The black-and-white images of Neil Armstrong and Buzz Aldrin descending and walking on the moon were provided by a single small video camera aboard the lunar module. The camera used a nonstandard scan format that commercial television could not broadcast, so NASA used a scan converter to optically and electronically adapt these images to a standard U.S. broadcast TV signal.
The tracking stations converted the signals and transmitted them using microwave links, Intelsat communications satellites and AT&T analog landlines to Mission Control in Houston. NASA engineers recorded the data beamed to Earth from the lunar module onto 1-inch telemetry tapes. The tapes were recorded as a backup if the live transmission failed or if the Apollo Project needed the data later. Each tape contained 14 tracks of data, including bio-medical, voice and other information; one channel was reserved for video.
No one has seen those telemetry tapes for years, and NASA has conceded they are probably lost forever, most likely written over years ago.
For the restoration project, a team of Apollo-era engineers who helped produce the 1969 live broadcast of the moonwalk acquired broadcast-format video from a variety of sources. These included a copy of the tape recorded at NASA’s Sydney, Australia, video switching center; original broadcast tapes from the CBS News archive recorded via direct microwave and landline feeds from NASA’s Johnson Space Center in Houston; and kinescopes found in film vaults at the Johnson Space Center.

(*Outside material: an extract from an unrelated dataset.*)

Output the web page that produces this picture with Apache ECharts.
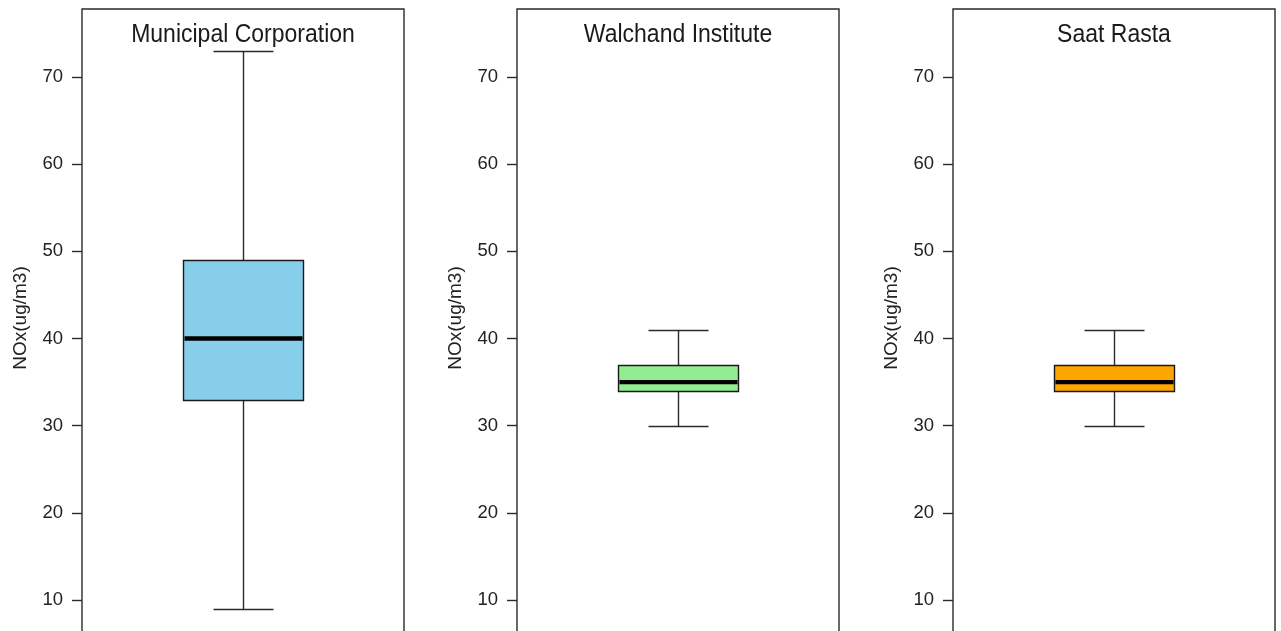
<!DOCTYPE html>
<html><head><meta charset="utf-8">
<script src="https://cdn.jsdelivr.net/npm/echarts@6/dist/echarts.min.js"></script>
<style>html,body{margin:0;padding:0;background:#fff;overflow:hidden}#c{width:1281px;height:631px}</style>
</head><body><div id="c"></div>
<script>
// ---- data ----
const sites = ['Municipal Corporation', 'Walchand Institute', 'Saat Rasta'];
const mins = [9, 30, 30];
const q1s = [33, 34, 34];
const medians = [40, 35, 35];
const q3s = [49, 37, 37];
const maxs = [73, 41, 41];
const yTicks = [10, 20, 30, 40, 50, 60, 70];
const yName = 'NOx(ug/m3)';

// ---- styles / layout ----
const boxColors = ['#87CEEB', '#90EE90', '#FFA500'];
const panelLefts = [82, 517, 953];
const panelWidth = 322;
const gridTop = 9;
const gridHeight = 640;           // extends past the bottom of the canvas (cropped like the reference)
const yMax = 77.8;
const yMin = yMax - gridHeight / 8.717;
const lineCol = '#2a2a2a';
const txtFont = '"Liberation Sans",Arial,sans-serif';

const chart = echarts.init(document.getElementById('c'), null, {renderer: 'canvas'});

function px(v) { return Math.round(v) + 0.5; }

function renderBox(params, api) {
  const xv = api.value(0);
  const pMin = api.coord([xv, api.value(1)]);
  const pQ1 = api.coord([xv, api.value(2)]);
  const pMed = api.coord([xv, api.value(3)]);
  const pQ3 = api.coord([xv, api.value(4)]);
  const pMax = api.coord([xv, api.value(5)]);
  const band = api.size([1, 0])[0];
  const bw = Math.round(band * 0.373);
  const cw = Math.round(bw / 2);
  const cx = px(pMin[0]);
  const s = params.seriesIndex;
  const ls = {stroke: lineCol, lineWidth: 1.4};
  const yQ3 = px(pQ3[1]), yQ1 = px(pQ1[1]);
  return {
    type: 'group',
    children: [
      {type: 'line', shape: {x1: cx, y1: px(pMin[1]), x2: cx, y2: yQ1}, style: ls},
      {type: 'line', shape: {x1: cx, y1: px(pMax[1]), x2: cx, y2: yQ3}, style: ls},
      {type: 'line', shape: {x1: cx - cw / 2, y1: px(pMin[1]), x2: cx + cw / 2, y2: px(pMin[1])}, style: ls},
      {type: 'line', shape: {x1: cx - cw / 2, y1: px(pMax[1]), x2: cx + cw / 2, y2: px(pMax[1])}, style: ls},
      {type: 'rect', shape: {x: cx - bw / 2, y: yQ3, width: bw, height: yQ1 - yQ3},
        style: {fill: boxColors[s], stroke: '#1a1a1a', lineWidth: 1.4}},
      {type: 'line', shape: {x1: cx - bw / 2 + 1, y1: pMed[1], x2: cx + bw / 2 - 1, y2: pMed[1]},
        style: {stroke: '#000', lineWidth: 4.3}}
    ]
  };
}

const grids = [], xAxes = [], yAxes = [], series = [], graphics = [];
sites.forEach((name, i) => {
  grids.push({left: panelLefts[i], width: panelWidth, top: gridTop, height: gridHeight,
    outerBoundsMode: 'none',
    show: true, borderColor: lineCol, borderWidth: 1.4, backgroundColor: 'transparent', containLabel: false});
  xAxes.push({type: 'category', gridIndex: i, data: [name], show: false, boundaryGap: true});
  yAxes.push({
    type: 'value', gridIndex: i, min: yMin, max: yMax,
    name: yName, nameLocation: 'middle', nameRotate: 90, nameGap: 52,
    nameTextStyle: {fontFamily: txtFont, fontSize: 19, color: '#222', padding: [0, 0, 0, 22]},
    axisLine: {show: false},
    axisTick: {show: true, length: 10, customValues: yTicks, lineStyle: {color: lineCol, width: 1.4}},
    axisLabel: {show: true, customValues: yTicks, margin: 19, fontFamily: txtFont, fontSize: 18.5, color: '#222'},
    splitLine: {show: false}
  });
  series.push({
    type: 'custom', xAxisIndex: i, yAxisIndex: i,
    renderItem: renderBox,
    encode: {x: 0, y: [1, 2, 3, 4, 5]},
    data: [[0, mins[i], q1s[i], medians[i], q3s[i], maxs[i]]],
    silent: true, animation: false
  });
  graphics.push({
    type: 'text',
    x: panelLefts[i] + panelWidth / 2, y: 25,
    scaleY: 1.1, originY: 25,
    style: {text: name, font: '23px ' + txtFont, fill: '#1a1a1a', align: 'center', verticalAlign: 'top'}
  });
});

chart.setOption({
  animation: false,
  backgroundColor: '#fff',
  grid: grids, xAxis: xAxes, yAxis: yAxes, series: series,
  graphic: graphics
});
</script></body></html>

The restoration was done by Lowry Digital, of Burbank, Calif., which specializes in restoring aging Hollywood films and video. Lowry took the highest-quality video available from the recordings, selected the best for digitization and significantly enhanced the video using the company’s proprietary software technology and other restoration techniques.
Under the initial effort, Lowry restored 15 scenes representing the most significant moments of the 3.5 hours that Armstrong and Aldrin spent on the lunar surface.